Cette clause ne lui permet donc pas ici d'être indemnisée et c'est à bon droit que le premier juge a déclaré recevable sa demande de dommages et intérêts en réparation du préjudice causé par cette absence de versement.
C'est en outre par de justes motifs que la cour adopte que le tribunal a considéré qu'en n'ayant jamais versé la rente, Mme [E] a causé à Mme [H] un préjudice financier, et l'a contrainte à engager une action en justice pour pouvoir retrouver la propriété de son bien et en disposer librement.
Ses allégations relatives au fait que cette vente en viager était en réalité une donation déguisée ne font que renforcer la réalité du préjudice invoqué.

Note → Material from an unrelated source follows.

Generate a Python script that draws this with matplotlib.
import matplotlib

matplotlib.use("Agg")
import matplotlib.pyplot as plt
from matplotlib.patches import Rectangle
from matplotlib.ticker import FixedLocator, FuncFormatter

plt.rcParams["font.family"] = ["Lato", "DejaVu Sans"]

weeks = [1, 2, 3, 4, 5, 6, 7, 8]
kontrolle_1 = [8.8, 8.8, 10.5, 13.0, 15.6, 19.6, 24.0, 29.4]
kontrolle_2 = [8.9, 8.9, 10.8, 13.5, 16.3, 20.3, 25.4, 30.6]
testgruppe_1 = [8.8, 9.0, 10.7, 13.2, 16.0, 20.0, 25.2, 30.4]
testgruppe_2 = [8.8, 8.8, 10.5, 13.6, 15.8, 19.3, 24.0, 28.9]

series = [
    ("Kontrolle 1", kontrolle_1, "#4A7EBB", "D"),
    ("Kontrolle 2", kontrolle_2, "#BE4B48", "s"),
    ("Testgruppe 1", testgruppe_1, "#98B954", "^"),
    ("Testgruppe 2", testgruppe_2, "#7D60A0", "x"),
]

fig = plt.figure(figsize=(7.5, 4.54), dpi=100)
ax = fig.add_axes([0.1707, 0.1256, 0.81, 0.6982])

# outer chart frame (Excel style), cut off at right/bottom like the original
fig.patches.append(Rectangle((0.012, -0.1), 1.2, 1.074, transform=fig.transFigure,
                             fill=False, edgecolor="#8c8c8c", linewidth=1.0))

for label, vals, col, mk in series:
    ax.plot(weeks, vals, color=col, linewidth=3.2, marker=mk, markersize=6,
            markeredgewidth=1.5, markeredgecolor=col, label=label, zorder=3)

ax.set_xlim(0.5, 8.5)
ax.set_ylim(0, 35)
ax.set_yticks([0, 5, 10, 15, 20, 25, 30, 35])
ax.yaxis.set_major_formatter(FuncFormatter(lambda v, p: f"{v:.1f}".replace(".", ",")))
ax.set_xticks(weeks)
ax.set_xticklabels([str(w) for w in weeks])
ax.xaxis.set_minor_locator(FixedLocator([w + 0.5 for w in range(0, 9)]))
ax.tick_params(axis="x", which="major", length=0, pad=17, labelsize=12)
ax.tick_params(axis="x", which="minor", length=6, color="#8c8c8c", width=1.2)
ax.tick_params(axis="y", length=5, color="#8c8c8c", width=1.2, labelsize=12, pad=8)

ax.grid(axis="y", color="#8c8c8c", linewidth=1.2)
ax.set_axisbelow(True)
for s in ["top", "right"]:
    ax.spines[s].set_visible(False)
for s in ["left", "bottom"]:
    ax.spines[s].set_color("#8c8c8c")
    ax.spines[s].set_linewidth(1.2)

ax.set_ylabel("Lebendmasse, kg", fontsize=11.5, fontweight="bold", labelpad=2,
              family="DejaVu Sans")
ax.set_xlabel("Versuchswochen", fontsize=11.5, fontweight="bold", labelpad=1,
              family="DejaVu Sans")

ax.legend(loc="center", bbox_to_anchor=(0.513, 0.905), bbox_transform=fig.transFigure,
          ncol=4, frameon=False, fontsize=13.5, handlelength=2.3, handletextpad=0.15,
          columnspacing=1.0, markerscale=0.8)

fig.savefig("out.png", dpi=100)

Mme [H] et plus tard sa tutrice ont toutefois contribué à la réalisation de ce préjudice financier, dès lors que l'UDAF a attendu plusieurs années après sa désignation pour engager une procédure à l'encontre de Mme [E], puis de nouveau plusieurs années avant de réengager une procédure après que la première a été déclarée irrecevable, et n'a jamais tenté le recouvrement forcé des sommes dues.
Au regard de ces éléments, le préjudice causé à Mme [H] par Mme [E] a été justement apprécié par le premier juge à la somme de 20 000 euros et la décision sera confirmée de ce chef.
Sur les autres demandes
Le jugement sera confirmé en ce qu'il a condamné Mme [E] à payer à Mme [H] la somme de 2 500 euros au titre de l'article 700 du code de procédure civile, celle-ci ayant été contrainte d'engager une procédure pour recouvrer la propriété de son bien.
Mme [E], qui succombe, sera condamnée au paiement des dépens de la procédure d'appel.
Il serait inéquitable de laisser à la charge de l'intimée les frais engagés pour se défendre en appel, et non compris dans les dépens, alors que l'appelante succombe dans l'intégralité de ses demandes.
Mme [E] sera condamnée à lui payer la somme supplémentaire de 1500 euros au titre de l'article 700 du code de procédure civile.
PAR CES MOTIFS
La cour,
Confirme le jugement rendu le 14 septembre 2022 par le tribunal judiciaire de Carpentras, en toutes ses dispositions qui lui sont soumises,
Y ajoutant,
Condamne Mme [X] [E] aux dépens,
Condamne Mme [X] [E] à payer à Mme [B] [H] veuve [I] la somme de 1 500 euros sur le fondement de l'article 700 du code de procédure civile.
Arrêt signé par la présidente et par la greffière.